After leaving the castle, we began to make our way to the Canterbury Tales experience but were distracted by a used book store called (you guessed it) The Chaucer Bookshop. The store is filled with all sorts of books and volume sets – you could get lost for hours! After buying a couple of items to read back at the hotel, and saying goodbye to the shop owner, we moved on to Waterstone’s and bought even more books. OK, enough about the buying spree…across from the Waterstones is where you’ll find the entrance to the Canterbury Tales experience, which is set up inside of an old church. We bought our tickets and put on some cheesy medieval-ish looking hats. The inside takes you through some of Chaucer’s tales and is designed to look like (and smell like) you’re actually in the middle ages. For the uninitiated, The Canterbury Tales is a book by Geoffrey Chaucer that essentially is a book about a road trip from the middle ages between London and Canterbury when a bunch of pilgrims head there to see the shrine of Saint Thomas Becket. Although it was a bit cheesy, I did actually enjoy it…particularly the flowy princess hat I got to wear during the tour. I left feeling like I knew a lot more about the tales – especially since I hadn’t really thought about them since college.

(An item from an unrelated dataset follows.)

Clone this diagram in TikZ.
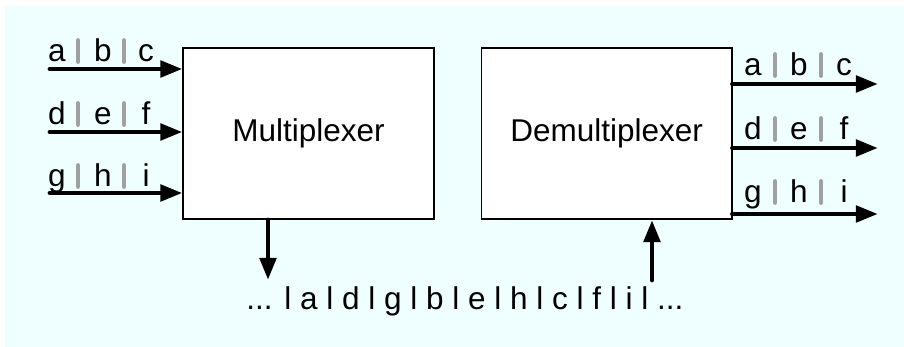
\documentclass[tikz,border=0pt]{standalone}
\usepackage{fontspec}
\setmainfont{Liberation Sans}
\usetikzlibrary{arrows.meta, positioning, calc}
\definecolor{bgcyan}{RGB}{239,255,255}
\definecolor{bargray}{RGB}{160,160,160}
\tikzset{
	box/.style={
		draw,
		line width=1.4pt,
		fill=white,
		minimum width=6.25cm,
		minimum height=4.275cm,
		inner sep=0pt,
		font=\fontsize{22.4}{26}\selectfont
	},
	arrow/.style={
		-{Triangle[length=0.55cm, width=0.4cm]},
		line width=3.5pt,
		line cap=round
	},
	bar/.style={
		bargray,
		line width=3.5pt,
		line cap=round
	},
	letter/.style={
		anchor=base,
		inner sep=0pt,
		font=\fontsize{22.4}{26}\selectfont
	}
}

\begin{document}
\begin{tikzpicture}[x=0.025cm, y=-0.025cm]
	
	% Background
	\useasboundingbox (0,0) rectangle (904,347);
	\fill[bgcyan] (5,6) rectangle (904,347);
	
	% Boxes
	\node[box] (mux) at (308.5,133.5) {Multiplexer};
	\node[box, right=1.15cm of mux] (demux) {Demultiplexer};
	
	% Inputs a-i
	\foreach \y/\ly/\p/\q/\s [count=\i] in {69/62/a/b/c, 132/125/d/e/f, 193/187/g/h/i} {
		\coordinate (in\i) at (50,\y);
		\draw[arrow] (in\i) -- (in\i -| mux.west);
		\node[letter] (in\i-1) at (57,\ly) {\p};
		\node[letter] (in\i-2) at (103,\ly) {\q};
		\node[letter] (in\i-3) at (146,\ly) {\s};
		\draw[bar] (78,\ly-0.5) -- (78,\ly-21.5);
		\draw[bar] (124,\ly-0.5) -- (124,\ly-21.5);
	}
	
	% Outputs a-i
	\foreach \y/\ly/\p/\q/\s [count=\i] in {84/76/a/b/c, 148/140/d/e/f, 214/203/g/h/i} {
		\coordinate (out\i) at (878,\y);
		\draw[arrow] (out\i -| demux.east) -- (out\i);
		\node[letter] (out\i-1) at (753,\ly) {\p};
		\node[letter] (out\i-2) at (799,\ly) {\q};
		\node[letter] (out\i-3) at (844,\ly) {\s};
		\draw[bar] (775,\ly-0.5) -- (775,\ly-21.5);
		\draw[bar] (821,\ly-0.5) -- (821,\ly-21.5);
	}
	
	% Multiplexed stream
	\node[letter] (stream) at (465,310) {... l a l d l g l b l e l h l c l f l i l ...};
	\coordinate (down) at (268,280);
	\coordinate (up) at (652,280);
	\draw[arrow] (down |- mux.south) -- (down);
	\draw[arrow] (up) -- (up |- demux.south);
	
\end{tikzpicture}
\end{document}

Upon leaving the experience, we decided to go to the Canterbury History museum but my friend was distracted by the sound of an accordion. We decided to get a little snack and found an adorable cafe called Brunch where we had hot chocolate while listening to the haunting melodies and spent some time people watching. After around 15 to 20 minutes, we walked around the corner to the Canterbury Heritage Museum. If you are into history (like me), this is the place for you. It takes you through the history of Canterbury from pre-historic and Roman times up until the modern days. I found it quite interesting – especially the section on Rupert the Bear, which I remember from my youth. If you want to visit the Roman Museum as well, be sure to get the double discounted ticket that allows you into both museums. We bought this type of ticket and went the Roman Museum afterwards.
The Roman Museum is quite interesting and includes a section of an old Roman home – it is mainly just the tile work from what was once the floor but interesting nonetheless. The museum isn’t very big but if you like history then you will enjoy it. There is a kids section at the end so it’s great for a family visit. There is an adorable little coffee and pastry shop next to the museum called Cafe Turquoise, which we visited to get out of the rain and relax while enjoying a cup of tea and some macrons.
Last, we went to the famed cathedral. We could only see a portion of the inside because a New Year service was starting. It used to house the shrine of Saint Thomas Becket but the shrine was destroyed when the United Kingdom turned from being a catholic country to a protestant country. The cathedral is absolutely amazing and I highly recommend attending a service to hear the incredible singing wafting through the sanctuary.
The next day we went hiking in Blean Woods nature reserve, which offers a number of well marked hiking paths. For those of you who have read this blog or my Twitter feeds, you know I love to hike – it helps me stay fit and enjoy the outdoors. It was very muddy but we made it along the red trail, which took about an hour. If you take your car, there is parking at the beginning of the trail. There is nothing else nearby though so bring your own water, snacks and (ahem) toilet paper!
Later that evening, after removing our muddy hiking boots and taking a nap, we got dressed up and went to a French restaurant for our New Year’s meal. My steak was over cooked and the food was not all that amazing so I won’t mention it here.
Overall, Canterbury is a great two or three day trip – maybe longer if you decide to visit other nearby sites in Dover or other parts of the south-east. Just remember to take an umbrella and warm clothes if you go in January!
Getting there: It can easily be reached by train from London in about an hour by taking the high speed Javelin train from St. Pancras Station or a slower train from Victoria Station. There are two stations in Canterbury, both with regular service to London.